By: Karlie Harris
Some students may know Tim Graham as Glenelg’s janitorial manager, while others recognize him as their JV softball coach.
But it’s the scar on his hip that tells a different story.
In 2013, Graham, at the time a police officer for 15 years, responded to a breaking and entering call in Southeast, DC. It would be one of the final calls he would take as a member of the Metropolitan Police Department.
As a student at Liberty High School in Sykesville, MD, Graham had no idea of his career path when he graduated in 1989. Not too long after the stressful decision making process, he attended Arapahoe Community College in Littleton, CO and studied criminal justice to be a police officer.
Some families do not necessarily encourage their loved ones to join the police force, or any military force for that matter. Graham said his parents supported him regardless.
But that didn’t take away their fear of him getting hurt…
That night in 2013, Graham and two other officers went to an apartment complex where a call was made of an intruder in the building. One of the officers went around the back in case the perpetrator tried to take off running.
The apartment complex loomed large in front of Graham and the other officer.

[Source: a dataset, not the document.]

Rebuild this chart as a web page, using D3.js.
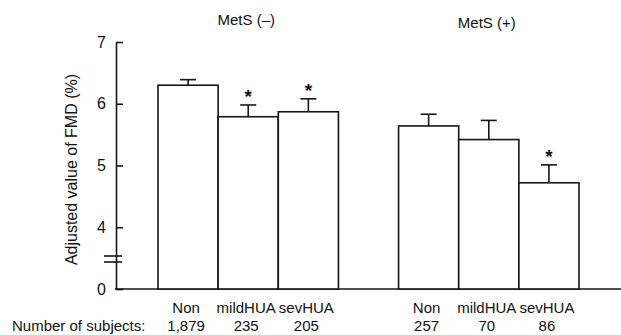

The front door was jarred, allowing them access to the inside. One of the officers checked the other rooms, while Graham entered the living room. In the vacant apartment (the previous owners had been evicted) there was a couch flipped over, along with a table and other tampered items.
“I heard a noise,” Graham said, “so I went to turn around to see if everything was okay with my buddy. I looked to my right hand side and the guy stood up from behind the fallen couch and started shooting. He fired four total shots and the fourth hit me right underneath my bulletproof vest in my hip. It grazed me and spun me down … I spun into the wall so I could get away from him. My buddy came back and the other from around the back came and began shooting at the guy.
The man was shot three times by the other officer, and Graham delivered the final shot.
“I remember it like it was yesterday,” he said. “Being a police officer is just like being a walking target. You think you’re prepared until you actually experience it.”
Graham recalls the bullet wound burning. Though in shock, he relied on his training, and adrenaline, to save his own life.
The physical part of the job was not the biggest focus, however.
“Training and mentally preparing yourself to go out there and protect people is vital,” Graham said. “Without the mental preparation, what are you, as a police officer doing to protect people effectively? Not very much.”
Graham went into the police field aware of this, but his initial motivation for the dangerous career ironically was the reason he decided “it just wasn’t there for me anymore.”
The impact of the single bullet to the hip, from a gun held by a reckless criminal, initially belittled his courage, but it wasn’t long before Graham found the strength to continue working as an officer. But by 2014, Graham knew he needed to do something less … dangerous.
Enter Glenelg High School.
Since starting in 2017, Graham has been an integral part of the functionality of the school. From being the first to arrive to performing daily operations, Graham is, in effect, the backbone of the building.
Graham has also made an impact on his coworkers, who laud him for his engaging persona, work ethic, and desire to help.
“Mr. Graham provides a spark of fun to my day with his smile, laugh and jokes (that aren’t really funny),” said art teacher Greg English humorously. “He’s always willing to drop whatever he’s doing to lend a hand or solve a problem. And I love the eyes he had custom designed for his golf cart.”
Career and Technical Education teacher Ray Gerstner agrees.
“Mr. Graham is a big teddy bear, even though some people may think he is big and scary on first meeting. He will do whatever is necessary for all the students and values dedication. He prioritizes the little things and if someone is not available to do something at school, he doesn’t hesitate to jump in and help.”
It is a selflessness that has not changed from his time as an officer to his work at Glenelg.
“I appreciate being here, interacting with staff and students” Graham said. “It’s been a good journey, for sure. Who knows where I would be if that one incident in my past didn’t happen. But it’s gotten me here, and it’s been a blessing in disguise.”